What to work on ::
Restate each line word for word. Leave out every picture.

Data section ::
— BEGIN —

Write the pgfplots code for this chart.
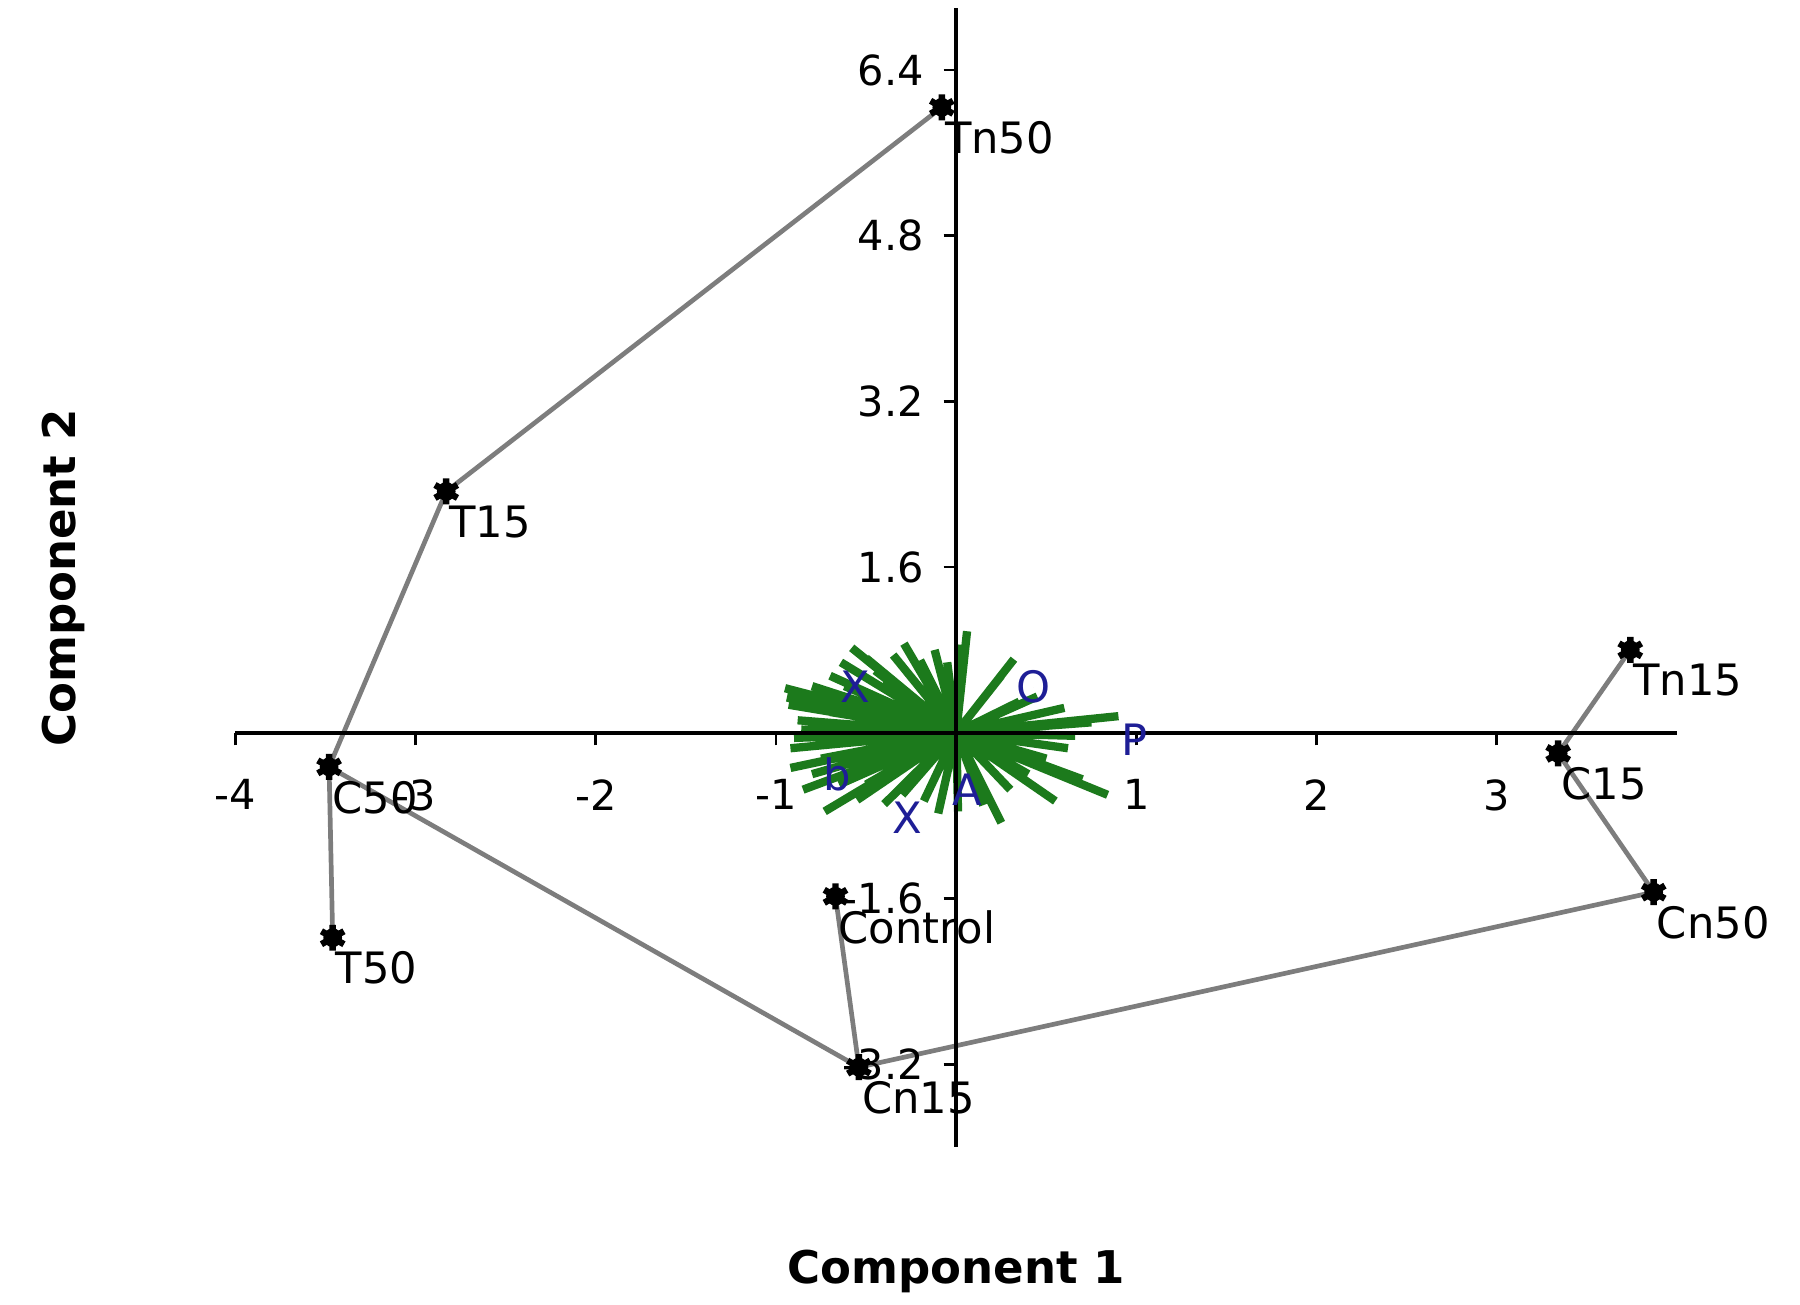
\documentclass[border=0pt]{standalone}
\usepackage{pgfplots}
\pgfplotsset{compat=1.18}
\usepackage{fontspec}
\setmainfont{DejaVu Sans}
\definecolor{vgreen}{RGB}{28,122,28}
\definecolor{vblue}{RGB}{30,30,150}
\definecolor{mstgray}{RGB}{125,125,125}
\begin{document}
\begin{tikzpicture}
\begin{axis}[
  scale only axis, width=400pt, height=316pt,
  xmin=-4, xmax=4, ymin=-4, ymax=7,
  axis lines=middle, axis line style={-, line width=1pt},
  axis on top, clip=false,
  xtick={-4,-3,-2,-1,1,2,3},
  ytick={-3.2,-1.6,1.6,3.2,4.8,6.4},
  tick align=outside, tick style={black, line width=0.8pt}, major tick length=3.5pt,
  /pgf/number format/assume math mode=true,
  yticklabel style={/pgf/number format/fixed, /pgf/number format/fixed zerofill, /pgf/number format/precision=1, font=\fontsize{11.5}{12}\selectfont, xshift=-2pt},
  xticklabel style={font=\fontsize{11.5}{12}\selectfont, yshift=-6pt},
  xlabel={Component 1}, ylabel={Component 2},
  xlabel style={at={(axis description cs:0.5,-0.109)}, anchor=center, font=\bfseries\fontsize{12.5}{13}\selectfont},
  ylabel style={at={(axis description cs:-0.119,0.5)}, anchor=center, rotate=90, font=\bfseries\fontsize{12.5}{13}\selectfont},
]
% loading vectors
\addplot[color=vgreen, line width=2.3pt, unbounded coords=jump] table[row sep=\\] {
x y\\
0 0\\ -0.95 0.43\\ nan nan\\
0 0\\ -0.94 0.34\\ nan nan\\
0 0\\ -0.93 0.27\\ nan nan\\
0 0\\ -0.85 0.30\\ nan nan\\
0 0\\ -0.58 0.82\\ nan nan\\
0 0\\ -0.64 0.68\\ nan nan\\
0 0\\ -0.50 0.72\\ nan nan\\
0 0\\ -0.29 0.86\\ nan nan\\
0 0\\ -0.35 0.75\\ nan nan\\
0 0\\ -0.20 0.70\\ nan nan\\
0 0\\ -0.05 0.68\\ nan nan\\
0 0\\ -0.70 0.55\\ nan nan\\
0 0\\ -0.80 0.45\\ nan nan\\
0 0\\ -0.45 0.60\\ nan nan\\
0 0\\ -0.75 0.38\\ nan nan\\
0 0\\ -0.62 0.45\\ nan nan\\
0 0\\ -0.40 0.50\\ nan nan\\
0 0\\ -0.88 0.12\\ nan nan\\
0 0\\ -0.70 0.20\\ nan nan\\
0 0\\ -0.12 0.80\\ nan nan\\
0 0\\ 0.06 0.98\\ nan nan\\
0 0\\ 0.03 0.85\\ nan nan\\
0 0\\ 0.32 0.71\\ nan nan\\
0 0\\ 0.25 0.55\\ nan nan\\
0 0\\ 0.45 0.35\\ nan nan\\
0 0\\ 0.60 0.24\\ nan nan\\
0 0\\ 0.90 0.16\\ nan nan\\
0 0\\ 0.75 0.10\\ nan nan\\
0 0\\ 0.66 -0.03\\ nan nan\\
0 0\\ 0.35 0.30\\ nan nan\\
0 0\\ 0.55 0.08\\ nan nan\\
0 0\\ 0.84 -0.60\\ nan nan\\
0 0\\ 0.70 -0.45\\ nan nan\\
0 0\\ 0.55 -0.66\\ nan nan\\
0 0\\ 0.40 -0.40\\ nan nan\\
0 0\\ 0.25 -0.87\\ nan nan\\
0 0\\ 0.15 -0.70\\ nan nan\\
0 0\\ 0.01 -0.76\\ nan nan\\
0 0\\ 0.50 -0.25\\ nan nan\\
0 0\\ 0.62 -0.15\\ nan nan\\
0 0\\ 0.30 -0.55\\ nan nan\\
0 0\\ -0.18 -0.66\\ nan nan\\
0 0\\ -0.30 -0.60\\ nan nan\\
0 0\\ -0.40 -0.69\\ nan nan\\
0 0\\ -0.55 -0.65\\ nan nan\\
0 0\\ -0.73 -0.76\\ nan nan\\
0 0\\ -0.65 -0.50\\ nan nan\\
0 0\\ -0.80 -0.40\\ nan nan\\
0 0\\ -0.92 -0.34\\ nan nan\\
0 0\\ -0.92 -0.15\\ nan nan\\
0 0\\ -0.86 0.03\\ nan nan\\
0 0\\ -0.90 -0.05\\ nan nan\\
0 0\\ -0.75 -0.25\\ nan nan\\
0 0\\ -0.60 -0.30\\ nan nan\\
0 0\\ -0.50 -0.50\\ nan nan\\
0 0\\ -0.85 -0.55\\ nan nan\\
0 0\\ -0.35 -0.40\\ nan nan\\
0 0\\ -0.10 -0.78\\ nan nan\\
0 0\\ -0.70 -0.10\\
};
% variable labels
\addplot[only marks, mark=*, mark size=0pt, nodes near coords, point meta=explicit symbolic,
  nodes near coords style={anchor=center, text=vblue, inner sep=0pt, font=\fontsize{12}{12}\selectfont}]
  table[meta=label, row sep=\\] {
x y label\\
-0.56 0.44 X\\
0.43 0.44 O\\
0.99 -0.07 P\\
-0.27 -0.82 X\\
0.06 -0.55 A\\
-0.66 -0.40 b\\
};
% minimum spanning tree
\addplot[color=mstgray, line width=1.3pt, unbounded coords=jump] table[row sep=\\] {
x y\\
-0.08 6.04\\ -2.83 2.33\\ -3.48 -0.33\\ -3.46 -1.98\\ nan nan\\
-3.48 -0.33\\ -0.54 -3.23\\ -0.67 -1.58\\ nan nan\\
-0.54 -3.23\\ 3.87 -1.54\\ 3.34 -0.20\\ 3.74 0.80\\
};
% treatment markers
\addplot[only marks, mark=*, mark size=2.4pt, mark options={black, fill=black}]
  table[row sep=\\] {
x y\\
-0.08 6.04\\ -2.83 2.33\\ -3.48 -0.33\\ -3.46 -1.98\\ -0.67 -1.58\\
-0.54 -3.23\\ 3.87 -1.54\\ 3.34 -0.20\\ 3.74 0.80\\
};
\addplot[only marks, mark=asterisk, mark size=3.6pt, mark options={black, line width=1.8pt},
  nodes near coords, point meta=explicit symbolic,
  nodes near coords style={anchor=north west, inner sep=0pt, xshift=0pt, yshift=-3pt, text=black, font=\fontsize{12}{12}\selectfont}]
  table[meta=label, row sep=\\] {
x y label\\
-0.08 6.04 Tn50\\
-2.83 2.33 T15\\
-3.48 -0.33 C50\\
-3.46 -1.98 T50\\
-0.67 -1.58 Control\\
-0.54 -3.23 Cn15\\
3.87 -1.54 Cn50\\
3.34 -0.20 C15\\
3.74 0.80 Tn15\\
};
\end{axis}
\path (current axis.south west) ++(-65.3pt,-43.7pt) rectangle ++(499.4pt,361.9pt);
\end{tikzpicture}
\end{document}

— END —

Written response ::
Write the pgfplots code for this chart.
\documentclass[border=0pt]{standalone}
\usepackage{pgfplots}
\pgfplotsset{compat=1.18}
\usepackage{fontspec}
\setmainfont{DejaVu Sans}
\definecolor{vgreen}{RGB}{28,122,28}
\definecolor{vblue}{RGB}{30,30,150}
\definecolor{mstgray}{RGB}{125,125,125}
\begin{document}
\begin{tikzpicture}
\begin{axis}[
  scale only axis, width=400pt, height=316pt,
  xmin=-4, xmax=4, ymin=-4, ymax=7,
  axis lines=middle, axis line style={-, line width=1pt},
  axis on top, clip=false,
  xtick={-4,-3,-2,-1,1,2,3},
  ytick={-3.2,-1.6,1.6,3.2,4.8,6.4},
  tick align=outside, tick style={black, line width=0.8pt}, major tick length=3.5pt,
  /pgf/number format/assume math mode=true,
  yticklabel style={/pgf/number format/fixed, /pgf/number format/fixed zerofill, /pgf/number format/precision=1, font=\fontsize{11.5}{12}\selectfont, xshift=-2pt},
  xticklabel style={font=\fontsize{11.5}{12}\selectfont, yshift=-6pt},
  xlabel={Component 1}, ylabel={Component 2},
  xlabel style={at={(axis description cs:0.5,-0.109)}, anchor=center, font=\bfseries\fontsize{12.5}{13}\selectfont},
  ylabel style={at={(axis description cs:-0.119,0.5)}, anchor=center, rotate=90, font=\bfseries\fontsize{12.5}{13}\selectfont},
]
% loading vectors
\addplot[color=vgreen, line width=2.3pt, unbounded coords=jump] table[row sep=\\] {
x y\\
0 0\\ -0.95 0.43\\ nan nan\\
0 0\\ -0.94 0.34\\ nan nan\\
0 0\\ -0.93 0.27\\ nan nan\\
0 0\\ -0.85 0.30\\ nan nan\\
0 0\\ -0.58 0.82\\ nan nan\\
0 0\\ -0.64 0.68\\ nan nan\\
0 0\\ -0.50 0.72\\ nan nan\\
0 0\\ -0.29 0.86\\ nan nan\\
0 0\\ -0.35 0.75\\ nan nan\\
0 0\\ -0.20 0.70\\ nan nan\\
0 0\\ -0.05 0.68\\ nan nan\\
0 0\\ -0.70 0.55\\ nan nan\\
0 0\\ -0.80 0.45\\ nan nan\\
0 0\\ -0.45 0.60\\ nan nan\\
0 0\\ -0.75 0.38\\ nan nan\\
0 0\\ -0.62 0.45\\ nan nan\\
0 0\\ -0.40 0.50\\ nan nan\\
0 0\\ -0.88 0.12\\ nan nan\\
0 0\\ -0.70 0.20\\ nan nan\\
0 0\\ -0.12 0.80\\ nan nan\\
0 0\\ 0.06 0.98\\ nan nan\\
0 0\\ 0.03 0.85\\ nan nan\\
0 0\\ 0.32 0.71\\ nan nan\\
0 0\\ 0.25 0.55\\ nan nan\\
0 0\\ 0.45 0.35\\ nan nan\\
0 0\\ 0.60 0.24\\ nan nan\\
0 0\\ 0.90 0.16\\ nan nan\\
0 0\\ 0.75 0.10\\ nan nan\\
0 0\\ 0.66 -0.03\\ nan nan\\
0 0\\ 0.35 0.30\\ nan nan\\
0 0\\ 0.55 0.08\\ nan nan\\
0 0\\ 0.84 -0.60\\ nan nan\\
0 0\\ 0.70 -0.45\\ nan nan\\
0 0\\ 0.55 -0.66\\ nan nan\\
0 0\\ 0.40 -0.40\\ nan nan\\
0 0\\ 0.25 -0.87\\ nan nan\\
0 0\\ 0.15 -0.70\\ nan nan\\
0 0\\ 0.01 -0.76\\ nan nan\\
0 0\\ 0.50 -0.25\\ nan nan\\
0 0\\ 0.62 -0.15\\ nan nan\\
0 0\\ 0.30 -0.55\\ nan nan\\
0 0\\ -0.18 -0.66\\ nan nan\\
0 0\\ -0.30 -0.60\\ nan nan\\
0 0\\ -0.40 -0.69\\ nan nan\\
0 0\\ -0.55 -0.65\\ nan nan\\
0 0\\ -0.73 -0.76\\ nan nan\\
0 0\\ -0.65 -0.50\\ nan nan\\
0 0\\ -0.80 -0.40\\ nan nan\\
0 0\\ -0.92 -0.34\\ nan nan\\
0 0\\ -0.92 -0.15\\ nan nan\\
0 0\\ -0.86 0.03\\ nan nan\\
0 0\\ -0.90 -0.05\\ nan nan\\
0 0\\ -0.75 -0.25\\ nan nan\\
0 0\\ -0.60 -0.30\\ nan nan\\
0 0\\ -0.50 -0.50\\ nan nan\\
0 0\\ -0.85 -0.55\\ nan nan\\
0 0\\ -0.35 -0.40\\ nan nan\\
0 0\\ -0.10 -0.78\\ nan nan\\
0 0\\ -0.70 -0.10\\
};
% variable labels
\addplot[only marks, mark=*, mark size=0pt, nodes near coords, point meta=explicit symbolic,
  nodes near coords style={anchor=center, text=vblue, inner sep=0pt, font=\fontsize{12}{12}\selectfont}]
  table[meta=label, row sep=\\] {
x y label\\
-0.56 0.44 X\\
0.43 0.44 O\\
0.99 -0.07 P\\
-0.27 -0.82 X\\
0.06 -0.55 A\\
-0.66 -0.40 b\\
};
% minimum spanning tree
\addplot[color=mstgray, line width=1.3pt, unbounded coords=jump] table[row sep=\\] {
x y\\
-0.08 6.04\\ -2.83 2.33\\ -3.48 -0.33\\ -3.46 -1.98\\ nan nan\\
-3.48 -0.33\\ -0.54 -3.23\\ -0.67 -1.58\\ nan nan\\
-0.54 -3.23\\ 3.87 -1.54\\ 3.34 -0.20\\ 3.74 0.80\\
};
% treatment markers
\addplot[only marks, mark=*, mark size=2.4pt, mark options={black, fill=black}]
  table[row sep=\\] {
x y\\
-0.08 6.04\\ -2.83 2.33\\ -3.48 -0.33\\ -3.46 -1.98\\ -0.67 -1.58\\
-0.54 -3.23\\ 3.87 -1.54\\ 3.34 -0.20\\ 3.74 0.80\\
};
\addplot[only marks, mark=asterisk, mark size=3.6pt, mark options={black, line width=1.8pt},
  nodes near coords, point meta=explicit symbolic,
  nodes near coords style={anchor=north west, inner sep=0pt, xshift=0pt, yshift=-3pt, text=black, font=\fontsize{12}{12}\selectfont}]
  table[meta=label, row sep=\\] {
x y label\\
-0.08 6.04 Tn50\\
-2.83 2.33 T15\\
-3.48 -0.33 C50\\
-3.46 -1.98 T50\\
-0.67 -1.58 Control\\
-0.54 -3.23 Cn15\\
3.87 -1.54 Cn50\\
3.34 -0.20 C15\\
3.74 0.80 Tn15\\
};
\end{axis}
\path (current axis.south west) ++(-65.3pt,-43.7pt) rectangle ++(499.4pt,361.9pt);
\end{tikzpicture}
\end{document}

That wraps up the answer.